21 March 2026 Weekly Digest
Big Promises. Fragile Systems. One Region at a Crossroads
If you’ve been reading Midlands GRIT this week, you’re not alone. Over 30,000 reads later, something is clearly cutting through.
From fire service reform to a housing scheme collapsing under its own paperwork, from shifting power in Birmingham to the question of whether the region can finally build a film industry, the same theme keeps emerging.
Big promises.
Uneven delivery.
And a region at a turning point.
If you’re not already subscribed, now is the moment. Because this is only just getting started.
Thirty thousand views in a week tells you something.
Not just that people are reading, but that something is landing. Because this week, across five very different stories, the same pattern kept surfacing.
Big promises.
Structural weakness.
And a region still trying to decide whether it is ready to turn potential into delivery.
Fire Reform or a Firestorm Waiting?
The West Midlands Fire Service says it is modernising. Fewer overnight incidents, changing risks, an ageing estate.
On paper, the logic holds.
But context changes everything.
A consultation on fire station changes lands while the Fire Authority sits under government inspection, with governance, whistleblowing and leadership all under scrutiny. Add unanswered questions around senior leadership records, the shadow of the Wayne Brown episode, and a reported £5 million civil claim, and the picture shifts.
This is no longer just reform.
It becomes a question of trust.
And if control moves to the Mayor, it raises a simple point.
Will the next administration inherit a modernised service, or unresolved problems wrapped in new language?
Druids Heath, Or How a City Tripped Over Its Own Process
Birmingham’s largest housing regeneration scheme has been reset.
Not because the idea failed.
Because the paperwork did.
A missing Financial Viability Assessment, the document that explains the numbers, was not properly published. The High Court quashed the permission. The council conceded.
Years of work, millions in effort, back to the start.
This is not politics.
It is competence.
Because Birmingham once built homes at scale, directly and decisively.
Now it struggles to clear its own procedural hurdles.
The Same Promise, Just With More Power
Into that environment comes a new offer.
A £10 billion Mayoral Development Corporation. Faster delivery. Greater scale. A system that will finally unlock the city’s potential.
And the language is familiar.
Because Birmingham has heard it before.
Heartlands delivered buildings, but not transformation. Now the city is asked to believe that this time, with more centralised power and less local control, the outcome will be different.
That is the trade.
Speed in exchange for democracy. Coordination in exchange for accountability.
You may accept it.
But you cannot pretend it comes without cost.
Identity, Pride and the Story We Choose to Tell
Then, unexpectedly, the conversation shifted.

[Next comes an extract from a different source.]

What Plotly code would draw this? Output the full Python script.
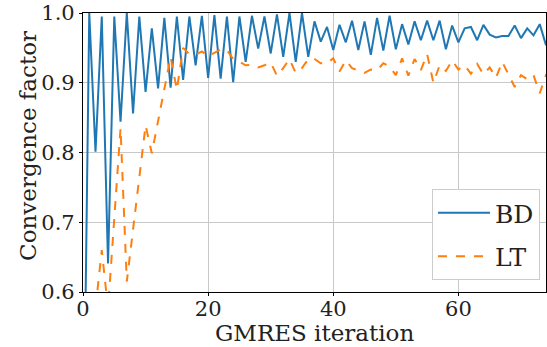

A press release on St George’s Day opened a deeper question. What does it mean to be English?
The answer is not simple.
St George was not English. England itself was layered into existence through centuries of migration, conquest and adaptation. From Anglo-Saxons to Normans, from Mercia to modern Birmingham, identity here has always been accumulated, not pure.
Even locally, the story resists simplification.
From Hemlingford Hundred to industrial powerhouse, Birmingham’s history is complex, contradictory and real.
Which is precisely why it matters.
Because pride built on truth holds.
Pride built on myth does not.
From Peaky Blinders to a Real Industry
And then the future.
For decades, the West Midlands has lagged behind other regions in film and television. Manchester built infrastructure. Liverpool built scale. Yorkshire built investment.
Birmingham drifted.
But something is changing.
The BBC is increasing production spend. Digbeth is becoming a creative centre. And Peaky Blinders has already proved the region can produce a global hit.
The issue is no longer talent.
It is system.
Can one success become an industry?
Can leverage become permanence?
Because without that, even the biggest success remains what it has always been.
An exception.
The Pattern That Ties It Together
Put all five stories together and the pattern becomes clear.
A fire service under scrutiny attempting reform.
A housing system unable to execute its own plans.
A governance model concentrating power in the name of delivery.
A city rediscovering its identity, but still unsure how to tell it.
A region with global creative potential, still building the structures to sustain it.
This is not failure.
But it is not yet success.
It is something else.
A region at a crossroads.
The Question That Won’t Go Away
Across everything this week, one question keeps returning.
Not whether Birmingham can grow.
Not whether the West Midlands has potential.
It does.
The question is simpler.
Can it deliver?
Because until it does, the cycle repeats.
Big promises.
Partial outcomes.
And a public that has heard it all before.
This Week’s Take
The region is not short of ambition.
It is not short of opportunity.
It is not short of ideas.
What it has been short of is execution.
If that is now beginning to change, this week will read, in hindsight, as part of a shift.
If not, it will read as something more familiar.
Another set of promises waiting to be tested.